Reproduce each line from the records that holds "React".

:: Data for this exercise

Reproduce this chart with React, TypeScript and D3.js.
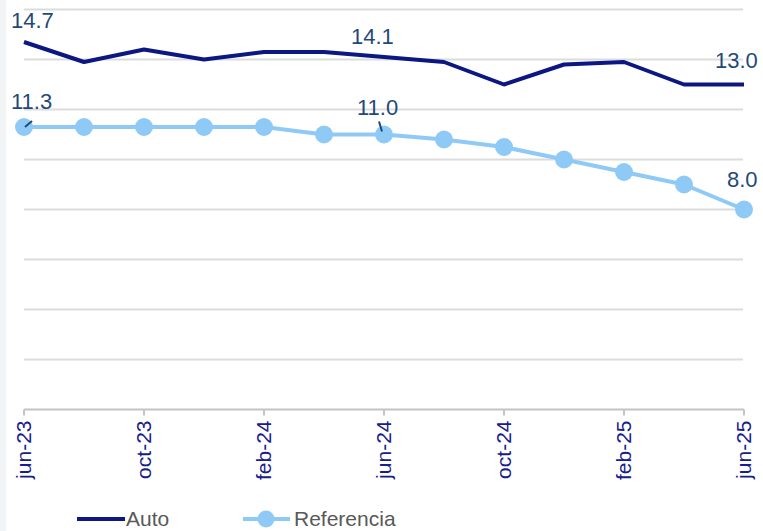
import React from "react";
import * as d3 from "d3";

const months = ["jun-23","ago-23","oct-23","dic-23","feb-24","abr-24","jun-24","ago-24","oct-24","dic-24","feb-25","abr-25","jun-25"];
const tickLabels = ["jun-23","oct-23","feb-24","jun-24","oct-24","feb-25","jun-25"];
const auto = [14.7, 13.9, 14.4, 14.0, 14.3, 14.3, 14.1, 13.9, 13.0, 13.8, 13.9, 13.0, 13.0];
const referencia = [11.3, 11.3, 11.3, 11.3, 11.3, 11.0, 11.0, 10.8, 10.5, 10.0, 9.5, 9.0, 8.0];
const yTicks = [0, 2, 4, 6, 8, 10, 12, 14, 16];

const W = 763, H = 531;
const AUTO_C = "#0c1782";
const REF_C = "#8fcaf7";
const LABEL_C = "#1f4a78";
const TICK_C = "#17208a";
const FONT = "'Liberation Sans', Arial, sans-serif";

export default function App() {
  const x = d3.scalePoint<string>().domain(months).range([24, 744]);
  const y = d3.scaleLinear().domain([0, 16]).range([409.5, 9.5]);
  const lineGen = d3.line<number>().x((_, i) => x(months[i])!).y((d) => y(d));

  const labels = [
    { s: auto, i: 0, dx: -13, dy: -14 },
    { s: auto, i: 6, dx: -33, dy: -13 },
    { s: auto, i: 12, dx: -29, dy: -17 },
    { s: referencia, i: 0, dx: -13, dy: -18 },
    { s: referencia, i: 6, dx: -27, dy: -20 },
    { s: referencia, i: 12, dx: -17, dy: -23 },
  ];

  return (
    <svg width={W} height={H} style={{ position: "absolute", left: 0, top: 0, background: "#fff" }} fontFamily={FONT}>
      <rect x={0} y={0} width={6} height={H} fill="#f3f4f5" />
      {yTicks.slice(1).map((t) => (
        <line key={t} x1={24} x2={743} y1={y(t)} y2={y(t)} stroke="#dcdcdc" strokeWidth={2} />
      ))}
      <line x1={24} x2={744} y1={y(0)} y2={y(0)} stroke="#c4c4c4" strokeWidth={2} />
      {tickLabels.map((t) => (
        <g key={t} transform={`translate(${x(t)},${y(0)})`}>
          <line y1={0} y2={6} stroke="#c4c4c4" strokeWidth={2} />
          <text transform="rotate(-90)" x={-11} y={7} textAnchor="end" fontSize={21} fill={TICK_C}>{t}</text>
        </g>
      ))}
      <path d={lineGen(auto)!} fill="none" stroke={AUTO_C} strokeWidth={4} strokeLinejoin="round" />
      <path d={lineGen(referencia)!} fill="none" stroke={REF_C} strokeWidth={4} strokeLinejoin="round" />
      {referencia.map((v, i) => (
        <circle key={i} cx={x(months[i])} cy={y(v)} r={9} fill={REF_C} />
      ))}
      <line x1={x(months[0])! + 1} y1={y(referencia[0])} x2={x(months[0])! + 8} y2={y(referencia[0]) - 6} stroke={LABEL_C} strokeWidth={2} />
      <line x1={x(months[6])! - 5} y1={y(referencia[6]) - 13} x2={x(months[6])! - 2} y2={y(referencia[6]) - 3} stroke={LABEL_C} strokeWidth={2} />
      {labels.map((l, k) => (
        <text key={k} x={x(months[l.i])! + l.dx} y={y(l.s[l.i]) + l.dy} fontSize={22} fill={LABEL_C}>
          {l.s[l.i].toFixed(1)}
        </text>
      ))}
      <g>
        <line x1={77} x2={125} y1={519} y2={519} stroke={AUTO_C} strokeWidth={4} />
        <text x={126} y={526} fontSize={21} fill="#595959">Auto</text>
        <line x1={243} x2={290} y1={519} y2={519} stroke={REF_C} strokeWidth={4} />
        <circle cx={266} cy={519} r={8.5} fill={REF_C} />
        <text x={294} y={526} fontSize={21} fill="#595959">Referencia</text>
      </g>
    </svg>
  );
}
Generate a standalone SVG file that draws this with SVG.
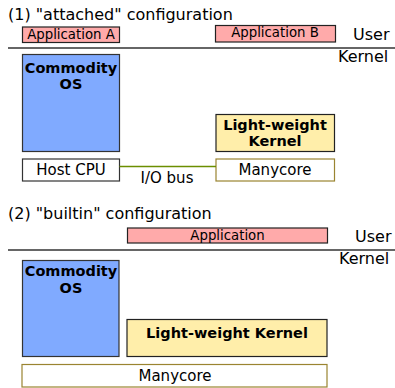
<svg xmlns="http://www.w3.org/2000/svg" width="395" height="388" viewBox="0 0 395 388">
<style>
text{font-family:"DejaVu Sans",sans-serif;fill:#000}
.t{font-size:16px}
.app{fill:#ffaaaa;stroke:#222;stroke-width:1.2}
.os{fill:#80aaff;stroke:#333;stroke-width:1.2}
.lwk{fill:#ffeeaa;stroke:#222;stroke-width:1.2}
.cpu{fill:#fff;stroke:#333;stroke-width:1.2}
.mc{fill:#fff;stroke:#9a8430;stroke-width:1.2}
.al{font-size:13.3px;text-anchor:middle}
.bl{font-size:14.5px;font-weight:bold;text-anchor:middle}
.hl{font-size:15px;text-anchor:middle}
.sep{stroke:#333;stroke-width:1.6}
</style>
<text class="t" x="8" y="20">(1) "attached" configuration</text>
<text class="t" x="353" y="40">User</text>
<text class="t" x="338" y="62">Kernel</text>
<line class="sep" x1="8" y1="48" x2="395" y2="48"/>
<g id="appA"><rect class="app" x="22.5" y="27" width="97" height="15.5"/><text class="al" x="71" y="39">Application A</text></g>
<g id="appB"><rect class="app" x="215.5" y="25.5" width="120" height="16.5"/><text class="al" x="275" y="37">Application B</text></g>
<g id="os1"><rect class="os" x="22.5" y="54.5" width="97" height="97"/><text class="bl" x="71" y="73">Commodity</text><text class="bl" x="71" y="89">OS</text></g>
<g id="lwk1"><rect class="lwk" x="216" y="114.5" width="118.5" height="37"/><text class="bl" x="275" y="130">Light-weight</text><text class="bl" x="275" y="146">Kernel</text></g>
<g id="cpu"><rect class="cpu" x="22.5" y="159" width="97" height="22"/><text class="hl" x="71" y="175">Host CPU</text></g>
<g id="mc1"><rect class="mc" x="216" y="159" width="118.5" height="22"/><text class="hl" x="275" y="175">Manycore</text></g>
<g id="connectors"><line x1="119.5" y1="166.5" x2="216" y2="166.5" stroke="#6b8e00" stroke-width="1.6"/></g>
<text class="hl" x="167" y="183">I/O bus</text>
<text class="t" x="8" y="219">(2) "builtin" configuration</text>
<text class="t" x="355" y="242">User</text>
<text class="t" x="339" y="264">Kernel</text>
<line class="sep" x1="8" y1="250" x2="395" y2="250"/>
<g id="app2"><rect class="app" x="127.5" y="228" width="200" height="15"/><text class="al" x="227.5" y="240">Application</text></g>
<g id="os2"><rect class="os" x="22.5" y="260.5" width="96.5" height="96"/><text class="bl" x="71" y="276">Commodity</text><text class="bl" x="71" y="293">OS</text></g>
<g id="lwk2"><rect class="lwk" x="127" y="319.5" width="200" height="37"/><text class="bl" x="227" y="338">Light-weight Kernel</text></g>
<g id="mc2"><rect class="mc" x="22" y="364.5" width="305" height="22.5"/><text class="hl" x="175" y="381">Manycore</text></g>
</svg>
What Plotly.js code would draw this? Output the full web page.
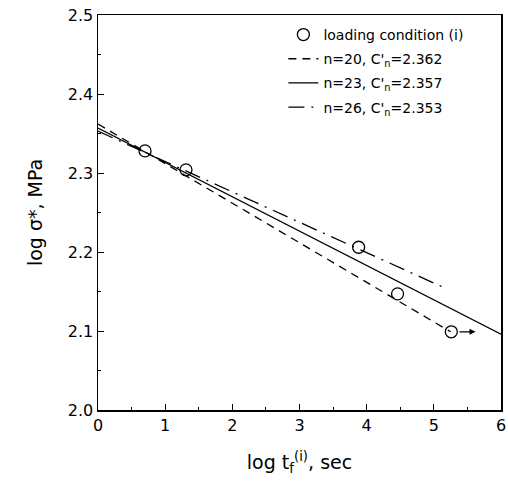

::::

Answer to the task:
Reproduce this chart with React, TypeScript and D3.js.
import React from "react";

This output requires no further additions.